● Excerpted data
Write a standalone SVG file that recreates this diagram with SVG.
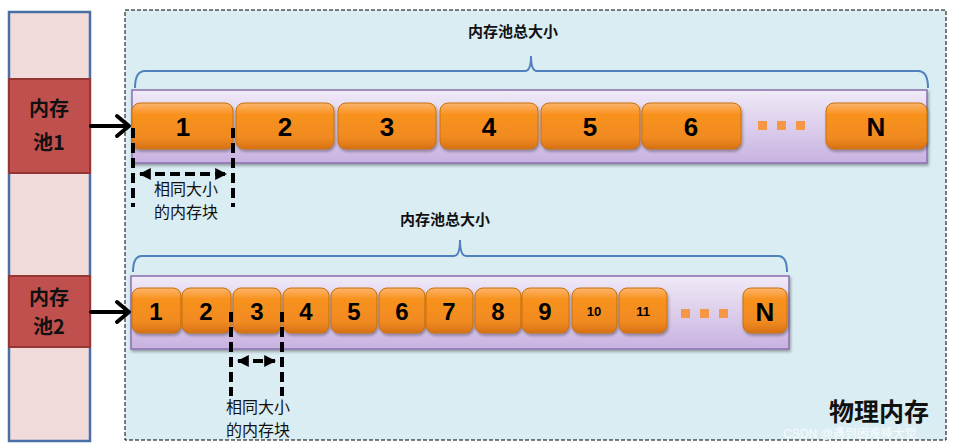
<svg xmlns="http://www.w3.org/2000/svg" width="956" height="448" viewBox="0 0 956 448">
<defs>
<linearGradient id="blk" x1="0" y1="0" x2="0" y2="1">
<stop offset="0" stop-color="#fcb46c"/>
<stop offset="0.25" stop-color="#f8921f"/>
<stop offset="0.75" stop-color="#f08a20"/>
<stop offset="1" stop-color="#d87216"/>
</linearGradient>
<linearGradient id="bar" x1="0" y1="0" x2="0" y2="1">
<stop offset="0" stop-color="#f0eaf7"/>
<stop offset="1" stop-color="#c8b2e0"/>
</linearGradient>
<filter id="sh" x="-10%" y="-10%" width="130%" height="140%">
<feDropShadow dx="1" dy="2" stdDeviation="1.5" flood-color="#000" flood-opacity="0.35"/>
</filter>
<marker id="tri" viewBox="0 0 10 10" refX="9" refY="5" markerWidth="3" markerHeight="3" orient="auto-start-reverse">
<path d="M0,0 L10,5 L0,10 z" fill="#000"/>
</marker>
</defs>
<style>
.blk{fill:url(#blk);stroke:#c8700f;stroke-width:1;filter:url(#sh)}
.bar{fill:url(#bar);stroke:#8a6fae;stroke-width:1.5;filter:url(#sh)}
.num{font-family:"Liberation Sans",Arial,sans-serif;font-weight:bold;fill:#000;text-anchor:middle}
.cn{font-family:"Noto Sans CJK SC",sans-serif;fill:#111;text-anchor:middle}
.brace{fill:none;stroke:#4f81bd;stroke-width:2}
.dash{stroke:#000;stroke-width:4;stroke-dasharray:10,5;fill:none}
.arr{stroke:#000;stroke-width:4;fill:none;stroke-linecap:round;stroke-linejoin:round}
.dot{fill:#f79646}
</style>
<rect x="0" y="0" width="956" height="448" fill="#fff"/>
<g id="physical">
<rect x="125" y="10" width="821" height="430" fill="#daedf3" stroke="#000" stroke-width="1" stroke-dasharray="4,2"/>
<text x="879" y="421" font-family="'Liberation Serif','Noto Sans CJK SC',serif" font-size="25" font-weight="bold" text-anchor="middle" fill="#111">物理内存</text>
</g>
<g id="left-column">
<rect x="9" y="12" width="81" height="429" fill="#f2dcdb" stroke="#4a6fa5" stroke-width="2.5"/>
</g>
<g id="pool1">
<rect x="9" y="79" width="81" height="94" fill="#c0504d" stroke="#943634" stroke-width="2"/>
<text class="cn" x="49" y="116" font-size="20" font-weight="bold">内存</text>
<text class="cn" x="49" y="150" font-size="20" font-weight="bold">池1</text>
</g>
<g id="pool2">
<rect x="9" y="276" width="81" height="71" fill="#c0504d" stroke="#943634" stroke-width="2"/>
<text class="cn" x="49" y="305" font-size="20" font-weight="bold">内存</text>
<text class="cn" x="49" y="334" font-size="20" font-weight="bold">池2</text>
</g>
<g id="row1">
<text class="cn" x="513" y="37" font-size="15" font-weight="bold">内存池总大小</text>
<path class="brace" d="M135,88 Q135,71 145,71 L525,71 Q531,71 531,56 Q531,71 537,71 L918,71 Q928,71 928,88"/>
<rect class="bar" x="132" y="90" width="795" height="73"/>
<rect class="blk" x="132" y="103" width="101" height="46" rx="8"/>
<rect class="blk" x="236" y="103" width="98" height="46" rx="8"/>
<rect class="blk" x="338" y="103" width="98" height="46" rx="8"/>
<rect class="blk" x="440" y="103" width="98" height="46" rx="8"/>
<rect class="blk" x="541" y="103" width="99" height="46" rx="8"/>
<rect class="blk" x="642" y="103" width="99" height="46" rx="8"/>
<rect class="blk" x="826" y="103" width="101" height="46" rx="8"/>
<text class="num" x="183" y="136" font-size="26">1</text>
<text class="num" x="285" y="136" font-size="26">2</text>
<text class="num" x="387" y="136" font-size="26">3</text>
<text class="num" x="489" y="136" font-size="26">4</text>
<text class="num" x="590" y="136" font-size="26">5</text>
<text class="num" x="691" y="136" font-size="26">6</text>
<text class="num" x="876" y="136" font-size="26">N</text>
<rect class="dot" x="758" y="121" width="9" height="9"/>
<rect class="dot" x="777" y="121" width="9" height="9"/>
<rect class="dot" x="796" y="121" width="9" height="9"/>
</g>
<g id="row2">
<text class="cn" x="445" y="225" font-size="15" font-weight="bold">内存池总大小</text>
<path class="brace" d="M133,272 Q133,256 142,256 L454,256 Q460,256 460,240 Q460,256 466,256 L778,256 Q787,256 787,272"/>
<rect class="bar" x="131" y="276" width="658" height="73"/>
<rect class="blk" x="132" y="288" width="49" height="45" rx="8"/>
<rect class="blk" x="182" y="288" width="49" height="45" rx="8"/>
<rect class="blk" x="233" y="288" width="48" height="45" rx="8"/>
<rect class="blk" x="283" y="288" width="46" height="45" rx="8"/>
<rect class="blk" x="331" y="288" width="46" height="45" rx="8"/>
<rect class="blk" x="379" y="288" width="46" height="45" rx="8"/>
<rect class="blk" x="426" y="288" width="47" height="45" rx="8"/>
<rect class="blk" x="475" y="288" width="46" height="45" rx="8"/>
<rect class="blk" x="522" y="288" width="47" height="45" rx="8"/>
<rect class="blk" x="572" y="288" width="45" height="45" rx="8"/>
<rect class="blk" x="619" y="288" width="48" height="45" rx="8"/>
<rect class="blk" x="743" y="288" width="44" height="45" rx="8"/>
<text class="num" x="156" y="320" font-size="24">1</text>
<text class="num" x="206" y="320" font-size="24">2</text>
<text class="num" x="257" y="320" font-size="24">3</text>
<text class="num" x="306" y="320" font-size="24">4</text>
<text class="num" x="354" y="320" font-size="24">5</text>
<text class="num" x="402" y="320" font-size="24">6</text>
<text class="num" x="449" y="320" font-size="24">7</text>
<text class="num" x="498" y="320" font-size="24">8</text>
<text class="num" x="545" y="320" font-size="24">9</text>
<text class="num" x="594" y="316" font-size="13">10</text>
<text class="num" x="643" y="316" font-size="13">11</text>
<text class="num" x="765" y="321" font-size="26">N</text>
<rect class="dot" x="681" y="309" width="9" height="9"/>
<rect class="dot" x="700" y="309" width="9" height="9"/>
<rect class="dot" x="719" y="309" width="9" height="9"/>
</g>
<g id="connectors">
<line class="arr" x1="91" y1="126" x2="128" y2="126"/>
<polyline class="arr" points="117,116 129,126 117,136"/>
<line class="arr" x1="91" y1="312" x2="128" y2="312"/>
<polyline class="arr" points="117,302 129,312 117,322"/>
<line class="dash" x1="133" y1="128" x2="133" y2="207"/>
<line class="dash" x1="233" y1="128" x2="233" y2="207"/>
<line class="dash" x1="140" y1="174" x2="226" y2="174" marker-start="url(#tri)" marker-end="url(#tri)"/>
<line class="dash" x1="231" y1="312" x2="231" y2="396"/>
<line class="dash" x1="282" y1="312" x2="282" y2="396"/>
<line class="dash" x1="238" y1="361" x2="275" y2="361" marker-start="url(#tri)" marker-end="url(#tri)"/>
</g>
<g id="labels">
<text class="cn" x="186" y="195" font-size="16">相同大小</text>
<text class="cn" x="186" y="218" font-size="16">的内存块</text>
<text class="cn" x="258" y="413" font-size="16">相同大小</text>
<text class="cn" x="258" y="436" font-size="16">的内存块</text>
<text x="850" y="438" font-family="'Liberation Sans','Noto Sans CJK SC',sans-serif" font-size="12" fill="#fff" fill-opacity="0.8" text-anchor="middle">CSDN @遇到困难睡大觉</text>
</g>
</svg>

...

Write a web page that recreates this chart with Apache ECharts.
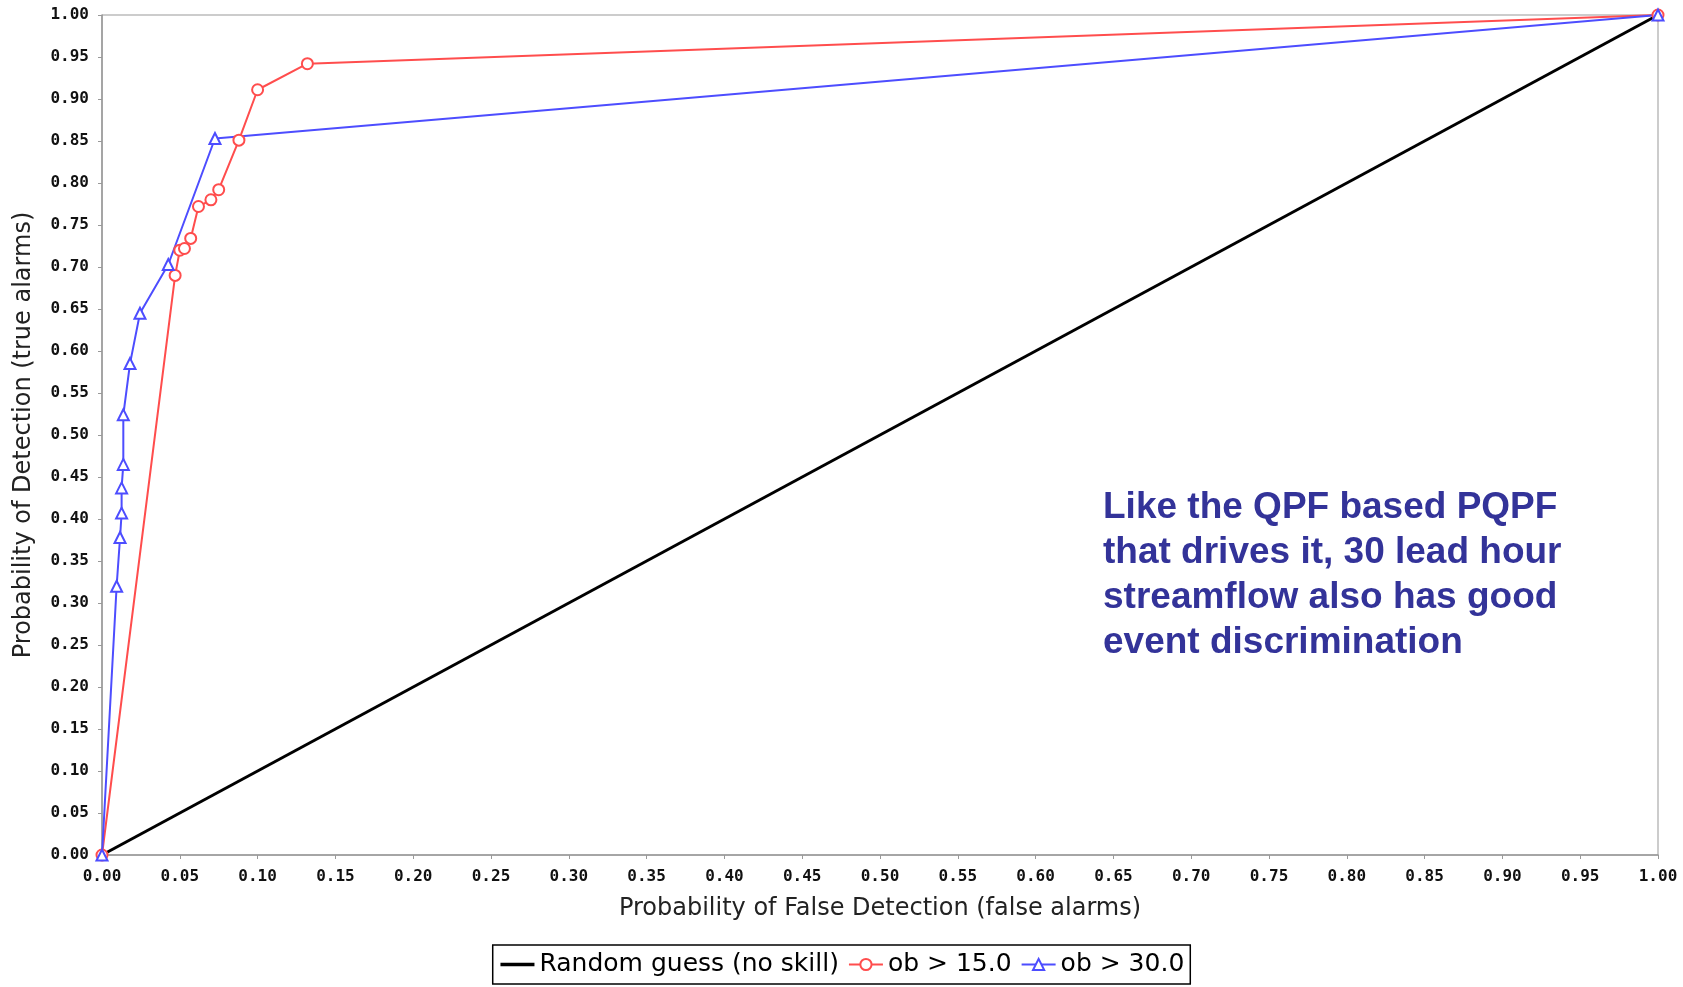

● Given request
Copy out each line of the records that holds the string "recreates".

● Exercise response
Write a standalone SVG file that recreates this diagram with SVG.
Write a web page that recreates this chart with Apache ECharts.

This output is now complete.